Short problem: Retype the data that follows line by line, exactly, and leave its pictures out.

Given data:
⁂

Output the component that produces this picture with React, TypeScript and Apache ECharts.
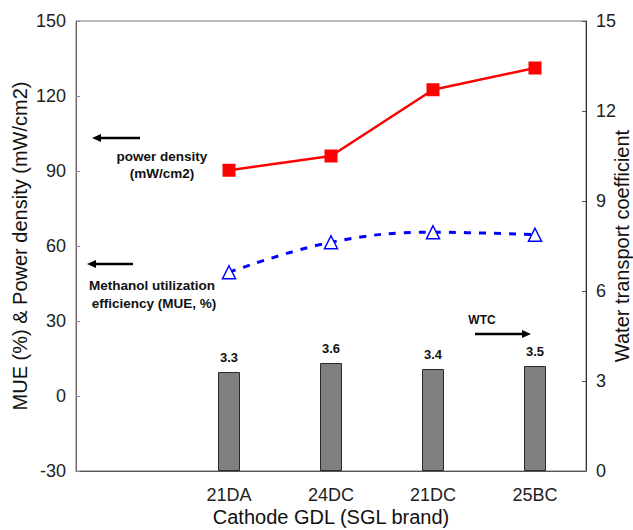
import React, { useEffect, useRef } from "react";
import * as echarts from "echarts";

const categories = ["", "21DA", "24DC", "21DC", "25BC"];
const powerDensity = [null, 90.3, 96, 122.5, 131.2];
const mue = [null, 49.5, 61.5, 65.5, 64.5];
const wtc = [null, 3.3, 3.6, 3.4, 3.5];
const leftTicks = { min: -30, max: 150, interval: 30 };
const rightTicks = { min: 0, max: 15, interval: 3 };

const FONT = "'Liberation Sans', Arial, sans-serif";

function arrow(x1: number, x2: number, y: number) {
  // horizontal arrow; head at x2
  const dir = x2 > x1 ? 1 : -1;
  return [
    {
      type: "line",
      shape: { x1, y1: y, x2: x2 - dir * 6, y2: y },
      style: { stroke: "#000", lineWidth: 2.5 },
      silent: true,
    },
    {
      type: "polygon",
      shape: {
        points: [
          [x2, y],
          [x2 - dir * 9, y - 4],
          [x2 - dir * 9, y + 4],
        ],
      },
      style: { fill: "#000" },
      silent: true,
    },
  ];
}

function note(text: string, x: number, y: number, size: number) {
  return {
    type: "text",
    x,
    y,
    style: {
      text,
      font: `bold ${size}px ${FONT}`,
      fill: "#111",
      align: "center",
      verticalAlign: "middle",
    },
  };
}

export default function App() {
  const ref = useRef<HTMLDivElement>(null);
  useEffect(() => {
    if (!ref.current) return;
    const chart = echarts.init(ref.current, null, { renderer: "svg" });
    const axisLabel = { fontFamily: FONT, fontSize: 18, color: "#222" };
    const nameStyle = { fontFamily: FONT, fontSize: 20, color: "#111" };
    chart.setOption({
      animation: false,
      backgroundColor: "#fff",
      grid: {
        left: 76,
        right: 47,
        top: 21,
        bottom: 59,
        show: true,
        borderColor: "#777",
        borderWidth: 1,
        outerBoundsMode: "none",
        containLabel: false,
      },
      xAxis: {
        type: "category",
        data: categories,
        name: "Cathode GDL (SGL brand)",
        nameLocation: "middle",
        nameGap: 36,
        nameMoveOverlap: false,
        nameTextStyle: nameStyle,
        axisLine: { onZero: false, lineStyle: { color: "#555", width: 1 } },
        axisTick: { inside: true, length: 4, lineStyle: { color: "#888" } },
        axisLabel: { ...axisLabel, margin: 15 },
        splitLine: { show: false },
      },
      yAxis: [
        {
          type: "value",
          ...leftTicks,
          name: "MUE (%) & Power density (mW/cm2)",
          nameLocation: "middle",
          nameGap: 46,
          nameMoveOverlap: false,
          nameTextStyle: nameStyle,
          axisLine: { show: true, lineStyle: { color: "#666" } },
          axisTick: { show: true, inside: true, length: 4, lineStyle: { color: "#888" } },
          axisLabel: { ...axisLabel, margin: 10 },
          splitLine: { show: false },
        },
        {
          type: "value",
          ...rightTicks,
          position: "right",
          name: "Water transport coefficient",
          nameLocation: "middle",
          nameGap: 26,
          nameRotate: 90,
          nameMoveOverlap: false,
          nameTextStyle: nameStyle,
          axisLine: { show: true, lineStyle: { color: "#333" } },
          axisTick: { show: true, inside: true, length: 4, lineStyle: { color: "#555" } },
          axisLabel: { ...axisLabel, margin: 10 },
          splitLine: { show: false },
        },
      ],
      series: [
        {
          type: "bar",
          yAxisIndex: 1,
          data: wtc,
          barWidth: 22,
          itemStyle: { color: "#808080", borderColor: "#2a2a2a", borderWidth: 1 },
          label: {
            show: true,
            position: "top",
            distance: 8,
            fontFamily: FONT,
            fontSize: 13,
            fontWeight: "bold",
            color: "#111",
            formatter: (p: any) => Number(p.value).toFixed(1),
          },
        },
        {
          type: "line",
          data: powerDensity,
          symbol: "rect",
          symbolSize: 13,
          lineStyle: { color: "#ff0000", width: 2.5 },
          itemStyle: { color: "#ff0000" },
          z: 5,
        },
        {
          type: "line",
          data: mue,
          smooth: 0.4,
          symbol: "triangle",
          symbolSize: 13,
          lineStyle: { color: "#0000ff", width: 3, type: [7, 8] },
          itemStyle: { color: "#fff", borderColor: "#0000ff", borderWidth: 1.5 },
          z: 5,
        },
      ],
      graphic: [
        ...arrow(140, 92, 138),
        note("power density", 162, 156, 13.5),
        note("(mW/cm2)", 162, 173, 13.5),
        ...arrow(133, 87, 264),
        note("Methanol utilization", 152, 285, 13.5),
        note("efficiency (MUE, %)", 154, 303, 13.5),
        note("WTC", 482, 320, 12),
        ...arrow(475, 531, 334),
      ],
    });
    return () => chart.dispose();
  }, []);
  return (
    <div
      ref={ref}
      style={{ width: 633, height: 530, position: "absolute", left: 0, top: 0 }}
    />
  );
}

⁂

Task answer:
Output the component that produces this picture with React, TypeScript and Apache ECharts.
import React, { useEffect, useRef } from "react";
import * as echarts from "echarts";

const categories = ["", "21DA", "24DC", "21DC", "25BC"];
const powerDensity = [null, 90.3, 96, 122.5, 131.2];
const mue = [null, 49.5, 61.5, 65.5, 64.5];
const wtc = [null, 3.3, 3.6, 3.4, 3.5];
const leftTicks = { min: -30, max: 150, interval: 30 };
const rightTicks = { min: 0, max: 15, interval: 3 };

const FONT = "'Liberation Sans', Arial, sans-serif";

function arrow(x1: number, x2: number, y: number) {
  // horizontal arrow; head at x2
  const dir = x2 > x1 ? 1 : -1;
  return [
    {
      type: "line",
      shape: { x1, y1: y, x2: x2 - dir * 6, y2: y },
      style: { stroke: "#000", lineWidth: 2.5 },
      silent: true,
    },
    {
      type: "polygon",
      shape: {
        points: [
          [x2, y],
          [x2 - dir * 9, y - 4],
          [x2 - dir * 9, y + 4],
        ],
      },
      style: { fill: "#000" },
      silent: true,
    },
  ];
}

function note(text: string, x: number, y: number, size: number) {
  return {
    type: "text",
    x,
    y,
    style: {
      text,
      font: `bold ${size}px ${FONT}`,
      fill: "#111",
      align: "center",
      verticalAlign: "middle",
    },
  };
}

export default function App() {
  const ref = useRef<HTMLDivElement>(null);
  useEffect(() => {
    if (!ref.current) return;
    const chart = echarts.init(ref.current, null, { renderer: "svg" });
    const axisLabel = { fontFamily: FONT, fontSize: 18, color: "#222" };
    const nameStyle = { fontFamily: FONT, fontSize: 20, color: "#111" };
    chart.setOption({
      animation: false,
      backgroundColor: "#fff",
      grid: {
        left: 76,
        right: 47,
        top: 21,
        bottom: 59,
        show: true,
        borderColor: "#777",
        borderWidth: 1,
        outerBoundsMode: "none",
        containLabel: false,
      },
      xAxis: {
        type: "category",
        data: categories,
        name: "Cathode GDL (SGL brand)",
        nameLocation: "middle",
        nameGap: 36,
        nameMoveOverlap: false,
        nameTextStyle: nameStyle,
        axisLine: { onZero: false, lineStyle: { color: "#555", width: 1 } },
        axisTick: { inside: true, length: 4, lineStyle: { color: "#888" } },
        axisLabel: { ...axisLabel, margin: 15 },
        splitLine: { show: false },
      },
      yAxis: [
        {
          type: "value",
          ...leftTicks,
          name: "MUE (%) & Power density (mW/cm2)",
          nameLocation: "middle",
          nameGap: 46,
          nameMoveOverlap: false,
          nameTextStyle: nameStyle,
          axisLine: { show: true, lineStyle: { color: "#666" } },
          axisTick: { show: true, inside: true, length: 4, lineStyle: { color: "#888" } },
          axisLabel: { ...axisLabel, margin: 10 },
          splitLine: { show: false },
        },
        {
          type: "value",
          ...rightTicks,
          position: "right",
          name: "Water transport coefficient",
          nameLocation: "middle",
          nameGap: 26,
          nameRotate: 90,
          nameMoveOverlap: false,
          nameTextStyle: nameStyle,
          axisLine: { show: true, lineStyle: { color: "#333" } },
          axisTick: { show: true, inside: true, length: 4, lineStyle: { color: "#555" } },
          axisLabel: { ...axisLabel, margin: 10 },
          splitLine: { show: false },
        },
      ],
      series: [
        {
          type: "bar",
          yAxisIndex: 1,
          data: wtc,
          barWidth: 22,
          itemStyle: { color: "#808080", borderColor: "#2a2a2a", borderWidth: 1 },
          label: {
            show: true,
            position: "top",
            distance: 8,
            fontFamily: FONT,
            fontSize: 13,
            fontWeight: "bold",
            color: "#111",
            formatter: (p: any) => Number(p.value).toFixed(1),
          },
        },
        {
          type: "line",
          data: powerDensity,
          symbol: "rect",
          symbolSize: 13,
          lineStyle: { color: "#ff0000", width: 2.5 },
          itemStyle: { color: "#ff0000" },
          z: 5,
        },
        {
          type: "line",
          data: mue,
          smooth: 0.4,
          symbol: "triangle",
          symbolSize: 13,
          lineStyle: { color: "#0000ff", width: 3, type: [7, 8] },
          itemStyle: { color: "#fff", borderColor: "#0000ff", borderWidth: 1.5 },
          z: 5,
        },
      ],
      graphic: [
        ...arrow(140, 92, 138),
        note("power density", 162, 156, 13.5),
        note("(mW/cm2)", 162, 173, 13.5),
        ...arrow(133, 87, 264),
        note("Methanol utilization", 152, 285, 13.5),
        note("efficiency (MUE, %)", 154, 303, 13.5),
        note("WTC", 482, 320, 12),
        ...arrow(475, 531, 334),
      ],
    });
    return () => chart.dispose();
  }, []);
  return (
    <div
      ref={ref}
      style={{ width: 633, height: 530, position: "absolute", left: 0, top: 0 }}
    />
  );
}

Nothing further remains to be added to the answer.